Of the same from the same discourse:—
“And the body being, humanly speaking, a corpse, has in itself great power of life, for there flowed from it what does not flow from dead bodies— blood and water—that we might know what vital force lies in the indwelling power in the body, so that it is a corpse evidently unlike others, and is able to pour forth for us causes of life.”
Of the same from the same discourse:—
“Not a bone of the holy Lamb is broken. The type shows that the passion cannot touch the power, for the bones are the power of the body.”
Testimony of the holy Eustathius, bishop of Antioch, and confessor.
From his book on the soul:—
“Their impious calumny can be refuted in a few words; they may be right, unless He voluntarily gave up His own body to the destruction of death for the sake of the salvation of men. First of all they attribute to Him extraordinary infirmity in not being able to repel His enemies assault.”

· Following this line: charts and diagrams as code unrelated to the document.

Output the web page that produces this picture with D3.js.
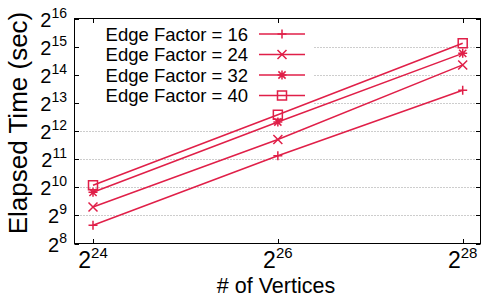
<!DOCTYPE html>
<html><head><meta charset="utf-8">
<script src="https://cdn.jsdelivr.net/npm/d3@7"></script>
<style>
body{margin:0;background:#fff}
svg{display:block}
text{font-family:"Liberation Sans",Arial,Helvetica,sans-serif;fill:#000}
</style>
</head><body>
<svg id="c" width="481" height="297"></svg>
<script>
// ---- data ----
const vertices = [2 ** 24, 2 ** 26, 2 ** 28];
const seriesNames = ["Edge Factor = 16", "Edge Factor = 24", "Edge Factor = 32", "Edge Factor = 40"];
const ef16 = [402, 2226, 11190];
const ef24 = [630, 3327, 20880];
const ef32 = [904, 5113, 27750];
const ef40 = [1075, 6123, 35610];
const markerTypes = ["plus", "cross", "star", "square"];
const xTickExps = [24, 26, 28];
const yTickExps = [8, 9, 10, 11, 12, 13, 14, 15, 16];
const xTitle = "# of Vertices";
const yTitle = "Elapsed Time (sec)";

const series = [ef16, ef24, ef32, ef40].map((v, i) => ({name: seriesNames[i], marker: markerTypes[i], values: v}));

// ---- layout ----
const color = "#e01f48";
const frame = {left: 74.5, right: 480.5, top: 18.5, bottom: 243.5};
const svg = d3.select("#c");

const x = d3.scaleLog().base(2).domain([2 ** 24, 2 ** 28]).range([93, 462.7]);
const y = d3.scaleLog().base(2).domain([2 ** 8, 2 ** 16]).range([243.5, 18.5]);

// grid (dotted)
svg.append("g").selectAll("line").data(yTickExps.filter(e => e > 8 && e < 16)).join("line")
  .attr("x1", frame.left).attr("x2", frame.right)
  .attr("y1", e => Math.round(y(2 ** e)) + 0.5).attr("y2", e => Math.round(y(2 ** e)) + 0.5)
  .attr("stroke", "#9a9a9a").attr("stroke-width", 1).attr("stroke-dasharray", "1,2");

// opaque legend box
svg.append("rect").attr("x", frame.left + 0.5).attr("y", 22).attr("width", 313 - frame.left).attr("height", 83)
  .attr("fill", "#fff");

// marker path
function markerPath(type, s) {
  if (type === "plus") return `M${-s},0H${s}M0,${-s}V${s}`;
  if (type === "cross") return `M${-s},${-s}L${s},${s}M${-s},${s}L${s},${-s}`;
  if (type === "star") return `M${-s},0H${s}M0,${-s}V${s}M${-s*0.8},${-s*0.8}L${s*0.8},${s*0.8}M${-s*0.8},${s*0.8}L${s*0.8},${-s*0.8}`;
  return `M${-s},${-s}H${s}V${s}H${-s}Z`;
}

// data lines + markers
const line = d3.line().x((d, i) => x(vertices[i])).y(d => y(d));
const gS = svg.append("g");
series.forEach(s => {
  gS.append("path").attr("d", line(s.values)).attr("fill", "none")
    .attr("stroke", color).attr("stroke-width", 1.5);
  gS.selectAll(null).data(s.values).join("path")
    .attr("transform", (d, i) => `translate(${x(vertices[i])},${y(d)})`)
    .attr("d", markerPath(s.marker, 4.5)).attr("fill", "none")
    .attr("stroke", color).attr("stroke-width", 1.5);
});

// frame
svg.append("rect").attr("x", frame.left).attr("y", frame.top)
  .attr("width", frame.right - frame.left).attr("height", frame.bottom - frame.top)
  .attr("fill", "none").attr("stroke", "#000").attr("stroke-width", 1);

// ticks
const tk = svg.append("g").attr("stroke", "#000").attr("stroke-width", 1);
yTickExps.forEach(e => {
  const yy = Math.round(y(2 ** e)) + 0.5;
  tk.append("line").attr("x1", frame.left).attr("x2", frame.left + 4.5).attr("y1", yy).attr("y2", yy);
  tk.append("line").attr("x1", frame.right).attr("x2", frame.right - 4.5).attr("y1", yy).attr("y2", yy);
});
xTickExps.forEach(e => {
  const xx = Math.round(x(2 ** e)) + 0.5;
  tk.append("line").attr("y1", frame.bottom).attr("y2", frame.bottom - 4.5).attr("x1", xx).attr("x2", xx);
  tk.append("line").attr("y1", frame.top).attr("y2", frame.top + 4.5).attr("x1", xx).attr("x2", xx);
});

// tick labels
yTickExps.forEach(e => {
  const t = svg.append("text").attr("x", 67).attr("y", y(2 ** e) + 8)
    .attr("text-anchor", "end").style("font-size", "20px");
  t.append("tspan").text("2");
  t.append("tspan").attr("dy", -9).style("font-size", "14px").text(String(e));
});
xTickExps.forEach(e => {
  const t = svg.append("text").attr("x", x(2 ** e)).attr("y", 268)
    .attr("text-anchor", "middle").style("font-size", "23px");
  t.append("tspan").text("2");
  t.append("tspan").attr("dy", -10).style("font-size", "15px").text(String(e));
});

// axis titles
svg.append("text").attr("x", 276).attr("y", 292.5).attr("text-anchor", "middle")
  .style("font-size", "21.5px").text(xTitle);
svg.append("text").attr("transform", "translate(27,123) rotate(-90)").attr("text-anchor", "middle")
  .style("font-size", "26px").text(yTitle);

// legend
const legY = [34, 54.5, 75, 95.5];
series.forEach((s, i) => {
  svg.append("text").attr("x", 248).attr("y", legY[i] + 6.5).attr("text-anchor", "end")
    .style("font-size", "18.5px").text(s.name);
  svg.append("line").attr("x1", 259).attr("x2", 305).attr("y1", legY[i]).attr("y2", legY[i])
    .attr("stroke", color).attr("stroke-width", 1.5);
  svg.append("path").attr("transform", `translate(282,${legY[i]})`)
    .attr("d", markerPath(s.marker, 4.5)).attr("fill", "none")
    .attr("stroke", color).attr("stroke-width", 1.5);
});
</script>
</body></html>
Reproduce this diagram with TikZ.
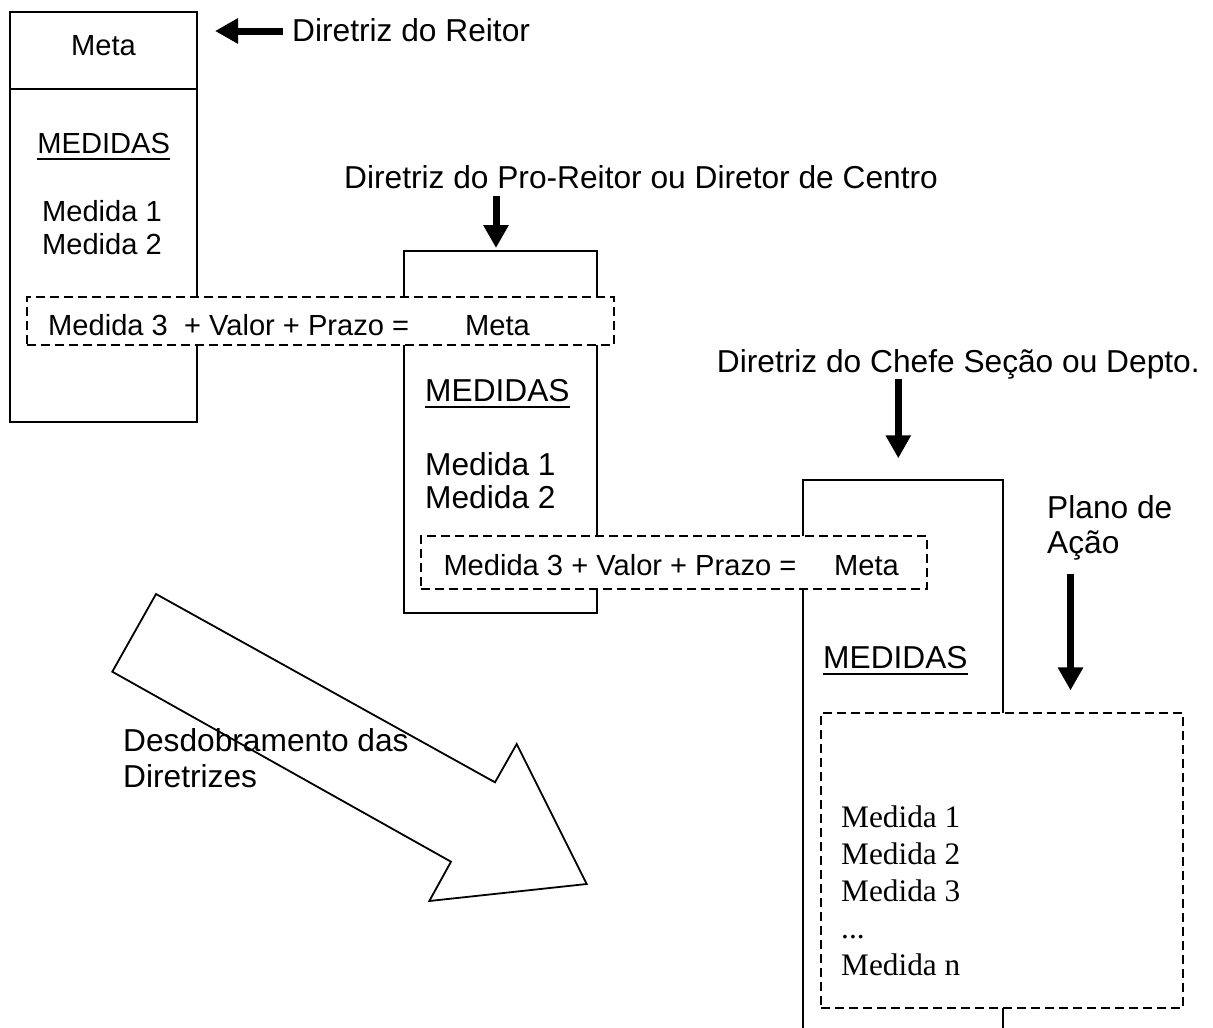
\documentclass[tikz,border=0pt]{standalone}
\usepackage{fontspec}
\setmainfont{Liberation Sans}
\newfontfamily\listface{Liberation Serif}
\usetikzlibrary{arrows.meta}

\tikzset{
  x=1pt, y=-1pt,
  frame/.style={draw, line width=1.8pt, inner sep=0pt, outer sep=0pt, anchor=north west},
  dashbox/.style={draw, fill=white, line width=1.8pt, dash pattern=on 9pt off 5pt,
                  inner sep=0pt, outer sep=0pt, anchor=north west},
  big/.style={font=\fontsize{31.7}{36}\selectfont, inner sep=0pt, anchor=base west},
  small/.style={font=\fontsize{29.1}{33}\selectfont, inner sep=0pt, anchor=base west},
  listtext/.style={font=\listface\fontsize{31.3}{36}\selectfont, inner sep=0pt, anchor=base west},
  pointer/.style={line width=7pt, -{Triangle[length=23pt,width=24pt]}},
  rule/.style={line width=2.2pt},
  bigarrow/.style={draw, fill=white, line width=1.8pt, line join=miter},
}

\begin{document}
\begin{tikzpicture}
\useasboundingbox (0,0) rectangle (1213,1028);
\clip (0,0) rectangle (1213,1028);

% solid frames of the three levels
\node[frame, minimum width=187, minimum height=410] (box1) at (10,12) {};
\coordinate (split) at (0,89);
\draw[line width=1.8pt] (box1.west |- split) -- (box1.east |- split);
\node[frame, minimum width=193, minimum height=362] (box2) at (404,251) {};

% dashed strip joining level 1 and level 2
\node[dashbox, minimum width=587, minimum height=48] (dash1) at (27,297) {};

\node[frame, minimum width=200, minimum height=600] (box3) at (803,480) {};

% dashed strip joining level 2 and level 3
\node[dashbox, minimum width=506, minimum height=53] (dash2) at (421,536) {};

% action plan block
\node[dashbox, minimum width=362, minimum height=295] (dash3) at (821,713) {};

% level 1 contents
\node[small, anchor=base] (meta1) at (103.5,55) {Meta};
\node[small, anchor=base] (med1) at (103.7,153) {MEDIDAS};
\draw[rule] ([yshift=-6pt]med1.base west) -- ([yshift=-6pt]med1.base east);
\node[small, anchor=base] (m11) at (102,221.5) {Medida 1};
\node[small, anchor=base] (m12) at (102,254) {Medida 2};
\node[small] (eq1) at (48,335.7) {Medida 3\ \ + Valor + Prazo =};
\node[small] (goal1) at (465,335.7) {Meta};

% level 2 contents
\node[big] (med2) at (425,401) {MEDIDAS};
\draw[rule] ([yshift=-6pt]med2.base west) -- ([yshift=-6pt]med2.base east);
\node[big] (m21) at (425,475) {Medida 1};
\node[big] (m22) at (425,508) {Medida 2};
\node[small] (eq2) at (443.3,575) {Medida 3 + Valor + Prazo =};
\node[small] (goal2) at (834,575) {Meta};

% level 3 contents
\node[big] (med3) at (823,668) {MEDIDAS};
\draw[rule] ([yshift=-6pt]med3.base west) -- ([yshift=-6pt]med3.base east);
\node[listtext] (p1) at (841,827) {Medida 1};
\node[listtext] (p2) at (841,864) {Medida 2};
\node[listtext] (p3) at (841,901) {Medida 3};
\node[listtext] (p4) at (841,938) {...};
\node[listtext] (p5) at (841,975) {Medida n};

% directive labels and their pointers
\node[big] (h1) at (292,41) {Diretriz do Reitor};
\coordinate (a1) at (283,31);
\draw[pointer, shorten >=18pt] (a1) -- (a1 -| box1.east);

\node[big, anchor=base] (h2) at (641,188) {Diretriz do Pro-Reitor ou Diretor de Centro};
\coordinate (a2) at (496,196);
\draw[pointer, shorten >=3pt] (a2) -- (a2 |- box2.north);

\node[big] (h3) at (716.7,372) {Diretriz do Chefe Seção ou Depto.};
\coordinate (a3) at (898.3,379);
\draw[pointer, shorten >=21.7pt] (a3) -- (a3 |- box3.north);

\node[big] (h4) at (1047,518) {Plano de};
\node[big] (h4b) at (1047,553) {Ação};
\coordinate (a4) at (1070.5,574);
\draw[pointer, shorten >=22.6pt] (a4) -- (a4 |- dash3.north);

% unfolding arrow
\draw[bigarrow] (156,594) -- (495,782.3) -- (516.7,744) -- (586.7,884)
  -- (429.3,901) -- (451,861.7) -- (112.3,671.7) -- cycle;
\node[big] (u1) at (123,751) {Desdobramento das};
\node[big] (u2) at (123,787) {Diretrizes};
\end{tikzpicture}
\end{document}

Of the same from the same book:—
“Why do they, in the concoction of their earth-born deceits, make much of proving that the Christ assumed a body without a soul? In order that if they could seduce any to lay down that this is the case, then, by attributing to the divine Spirit variations of affection, they might easily persuade them that the mutable is not begotten of the immutable nature.”
Of the same from his discourse on “the Lord created me in the beginning of His ways”: —
“The man Who died rose on the third day, and, when Mary was eager to lay hold of His holy limbs, He objected and cried 'Touch me not. For I am not yet ascended to my Father; but go to my brethren and say unto them, I ascend unto my Father and your Father and to my God and your God.' Now the words 'I am not yet ascended to my Father,' were not spoken by the Word and God, who came down from heaven, and was in the bosom of the Father, nor by the Wisdom which contains all created things, but were uttered by the man who was compacted of various limbs, who had risen from the dead, who had not yet after His death gone back to the Father, and was reserving for Himself the first fruits of His progress.”
Of the same from the same work:—
“As he writes he expressly describes the man who was crucified as Lord of Glory, declaring Him to be Lord and Christ, just as the Apostles with one voice when speaking to Israel in the flesh say 'Therefore let all the house of Israel know assuredly that God has made that same Jesus, Whom you have crucified, both Lord and Christ.' He so made Jesus Christ who suffered. He did not so make the Wisdom nor yet the Word who has the might of dominion from the beginning, but Him who was lifted up on high and stretched out His hands upon the Cross.”
Of the same from the same work:—
“For if He is incorporeal and not subject to manual contact, nor apprehended by eyes of flesh, He undergoes no wound, He is not nailed by nails, He has no part in death, He is not hidden in the ground, He is not shut in a grave, He does not rise from a tomb.”